Nomura eyes fixed income gains as rivals shrink
By Sarah White
LONDON (Reuters) - Japan's Nomura 8604.T is pinning its turnaround hopes on bond and foreign exchange trading even as big rivals shrink some of those divisions, and a swoop on clients abandoned by others is helping it grow, the bank's fixed income boss said.
Fixed income, which includes other areas such as interest rate swap trading, has become a rare bright spot for Nomura as rocky markets force it to row back on a bold expansion four years ago, when it bought the European and Asian units of the now defunct Lehman Brothers.
The bank hopes a captive base of investors in Japan and Asia will help anchor its push, as Nomura profits from escaping some of the side-effects of the financial regulations squeezing others, said its global head of fixed income Steven Ashley.

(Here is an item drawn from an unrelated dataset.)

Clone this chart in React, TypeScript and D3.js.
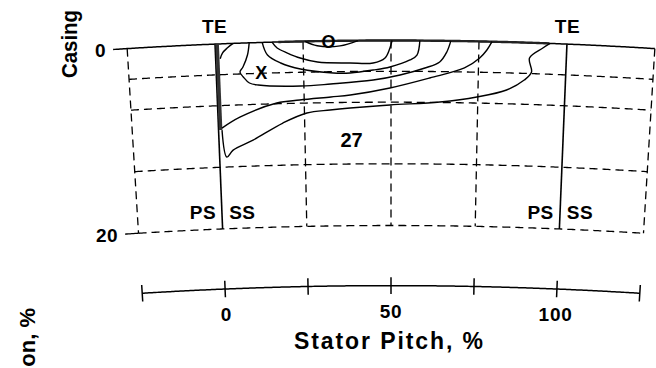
import React from "react";
import * as d3 from "d3";

// Annular sector geometry: pitch runs along the arc, immersion runs radially inward.
const W = 656;
const H = 368;
const R0 = 4300; // casing radius in px
const CX = 391;
const CY = 40.5 + R0;
const PX_PER_PITCH = 3.52;
const PX_PER_DEPTH = 9.25;

// Axes / grid
const pitchTicks = [-25, 0, 25, 50, 75, 100, 125];
const pitchTickLabels = [0, 50, 100];
const dashedPitch = [-25, 25, 50, 75, 125];
const bladePitch = [0, 100];
const dashedDepth = [3.33, 6.67, 13.33, 20];
const depthLabels = [0, 20];
const axisDepth = 26.5;

// Contour lines, [pitch %, immersion %]
const contourInner: [number, number][] = [[25.6, 0], [29, 0.5], [35.5, 0.55], [40.6, 0]];
const contourA: [number, number][] = [
  [16.2, 0], [17.6, 0.65], [20.5, 1.22], [24.1, 1.79], [29.0, 2.26], [38.3, 2.41],
  [44.9, 2.43], [48.3, 1.89], [49.7, 0.81], [50.3, 0],
];
const contourB: [number, number][] = [
  [13.4, 0], [14.8, 1.38], [18.5, 2.28], [24.1, 2.98], [33.5, 3.47], [38.3, 3.49],
  [44.9, 3.19], [49.7, 2.86], [55.4, 2.1], [57.4, 1.56], [58.2, 0],
];
const contourC: [number, number][] = [
  [9.7, 0], [9.1, 1.31], [7.7, 2.59], [6.8, 3.12], [7.7, 3.67], [9.4, 4.34], [11.9, 4.59],
  [24.1, 4.82], [32.7, 4.66], [44.9, 4.27], [52.6, 3.73], [59.7, 2.96], [63.9, 2.29],
  [65.9, 1.2], [67.0, 0],
];
const contourCorner: [number, number][] = [[5.1, 0], [3.4, 0.48], [2.0, 1.0], [1.3, 1.6]];
const contourD: [number, number][] = [
  [1.0, 9.1], [6.3, 7.99], [17.1, 6.59], [23.7, 6.33], [32.7, 6.06], [38.3, 5.87],
  [49.7, 5.13], [61.1, 4.03], [71.0, 2.9], [75.3, 1.79], [77.3, 0.91], [78.7, 0],
];
const contourE: [number, number][] = [
  [1.0, 9.32], [2.1, 12.26], [4.0, 11.53], [9.9, 10.52], [18.7, 8.77], [25.7, 7.75],
  [32.4, 7.47], [38.2, 7.28], [49.7, 6.97], [64.1, 6.62], [74.7, 6.02], [83.2, 5.18],
  [88.2, 4.05], [90.2, 3.16], [89.5, 1.65], [93.2, 0.52], [95.2, 0],
];
const contours = [contourInner, contourA, contourB, contourC, contourCorner, contourD, contourE];

// Wake band along the trailing edge
const wakeBand: [number, number][] = [[0.6, 0], [0.6, 9.3]];

// Annotations, [pitch, immersion, text]
const minMark: [number, number, string] = [32.2, 0.76, "O"];
const maxMark: [number, number, string] = [12.8, 3.95, "X"];
const levelLabel: [number, number, string] = [38.5, 11.5, "27"];

const angle = d3.scaleLinear().domain([0, 100]).range([(-50 * PX_PER_PITCH) / R0, (50 * PX_PER_PITCH) / R0]);
const radius = d3.scaleLinear().domain([0, 20]).range([R0, R0 - 20 * PX_PER_DEPTH]);

function proj(p: number, d: number): [number, number] {
  const a = angle(p);
  const r = radius(d);
  return [CX + r * Math.sin(a), CY - r * Math.cos(a)];
}

const line = d3.line<[number, number]>();
const smooth = d3.line<[number, number]>().curve(d3.curveCatmullRom.alpha(0.5));

function arcPath(d: number, p0: number, p1: number) {
  const pts = d3.range(p0, p1 + 0.001, 0.5).map((p) => proj(p, d));
  return line(pts) as string;
}
function radialPath(p: number, d0: number, d1: number) {
  return line([proj(p, d0), proj(p, d1)]) as string;
}

const FONT = "'Liberation Sans', Arial, Helvetica, sans-serif";
const dash = "8,5";

export default function App() {
  const casingTickEnd = proj(-29, 0);
  const bottomTickEnd = proj(-29, 20);
  return (
    <svg
      width={W}
      height={H}
      viewBox={`0 0 ${W} ${H}`}
      style={{ position: "fixed", left: 0, top: 0, background: "#fff" }}
      fontFamily={FONT}
      fontWeight="bold"
    >
      <rect width={W} height={H} fill="#fff" />
      {/* dashed radial grid */}
      {dashedPitch.map((p) => (
        <path key={"rp" + p} d={radialPath(p, 0, 20)} stroke="#000" strokeWidth={1.3} strokeDasharray={dash} fill="none" />
      ))}
      {/* dashed immersion arcs */}
      {dashedDepth.map((d) => (
        <path key={"ad" + d} d={arcPath(d, -25, 125)} stroke="#000" strokeWidth={1.3} strokeDasharray={dash} fill="none" />
      ))}
      {/* casing and immersion ticks */}
      <path d={arcPath(0, -29, 125)} stroke="#000" strokeWidth={1.5} fill="none" />
      <path d={arcPath(0, 18, 95)} stroke="#222" strokeWidth={2.4} fill="none" />
      <path d={arcPath(20, -29, -25)} stroke="#000" strokeWidth={1.3} fill="none" />
      {/* blade trailing edges */}
      {bladePitch.map((p) => (
        <path key={"b" + p} d={radialPath(p, 0, 20)} stroke="#000" strokeWidth={1.6} fill="none" />
      ))}
      <path d={line(wakeBand.map(([p, d]) => proj(p, d))) as string} stroke="#333" strokeWidth={3.5} fill="none" />
      {/* contours */}
      {contours.map((c, i) => (
        <path key={"c" + i} d={smooth(c.map(([p, d]) => proj(p, d))) as string} stroke="#000" strokeWidth={1.4} fill="none" />
      ))}
      {/* extremum marks and level label */}
      {[minMark, maxMark].map(([p, d, t]) => {
        const [x, y] = proj(p, d);
        return (
          <text key={t} x={x} y={y} fontSize={18} textAnchor="middle" fill="#000">
            {t}
          </text>
        );
      })}
      {(() => {
        const [x, y] = proj(levelLabel[0], levelLabel[1]);
        return (
          <text x={x} y={y} fontSize={20} textAnchor="middle" fill="#000">
            {levelLabel[2]}
          </text>
        );
      })()}
      {/* TE / PS / SS labels */}
      {bladePitch.map((p) => {
        const [x, y] = proj(p, -1.25);
        const [xb, yb] = proj(p, 18.9);
        return (
          <g key={"lbl" + p}>
            <text x={x} y={y} fontSize={19} textAnchor="middle" letterSpacing={0.5}>TE</text>
            <text x={xb - 6} y={yb} fontSize={19} textAnchor="end" letterSpacing={0.5}>PS</text>
            <text x={xb + 7} y={yb} fontSize={19} textAnchor="start" letterSpacing={0.5}>SS</text>
          </g>
        );
      })}
      {/* immersion labels */}
      {depthLabels.map((d) => {
        const [x, y] = d === 0 ? casingTickEnd : bottomTickEnd;
        return (
          <text key={"dl" + d} x={x - 7} y={y + 8} fontSize={19} textAnchor="end" letterSpacing={0.5}>
            {d}
          </text>
        );
      })}
      <text transform="translate(77,78) rotate(-90)" fontSize={22} textLength={68} lengthAdjust="spacingAndGlyphs">
        Casing
      </text>
      <text transform="translate(35,308) rotate(-90)" fontSize={22} textAnchor="end">
        Immersion, %
      </text>
      {/* pitch axis */}
      <path d={arcPath(axisDepth, -25, 125)} stroke="#000" strokeWidth={1.5} fill="none" />
      {pitchTicks.map((p) => (
        <path key={"t" + p} d={radialPath(p, axisDepth - 0.9, axisDepth + 0.9)} stroke="#000" strokeWidth={1.5} />
      ))}
      {pitchTickLabels.map((p) => {
        const [x, y] = proj(p, axisDepth + 3.5);
        return (
          <text key={"pl" + p} x={x} y={y} fontSize={19} textAnchor="middle" letterSpacing={0.8}>
            {p}
          </text>
        );
      })}
      <text x={388.5} y={349} fontSize={23} textAnchor="middle" textLength={189} lengthAdjust="spacing">
        Stator Pitch, %
      </text>
    </svg>
  );
}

"We're still looking to progress and grow and take market share where it's appropriate for us," Ashley told Reuters in an interview.
"Our competitors have been challenged and focused on delivering their businesses... That has definitely allowed us some more scope," he added.
Tougher rules on capital under Basel III regulations are pushing firms such as Morgan Stanley (MS.N: Quote)in the United States or Switzerland's UBS UBSN.VX to slim down in fixed income, as banks are forced to hold more capital against bonds on their books.
Nomura is not exempt, but Ashley said the bank did not have the same backlog of old transactions on its books, taking up capital resources to the same degree.
A shift away from derivatives being traded privately between parties, with transactions instead executed on exchanges and cleared more transparently, is also cracking open a market that used to be heavily dominated by a small group of banks, he added. Continued...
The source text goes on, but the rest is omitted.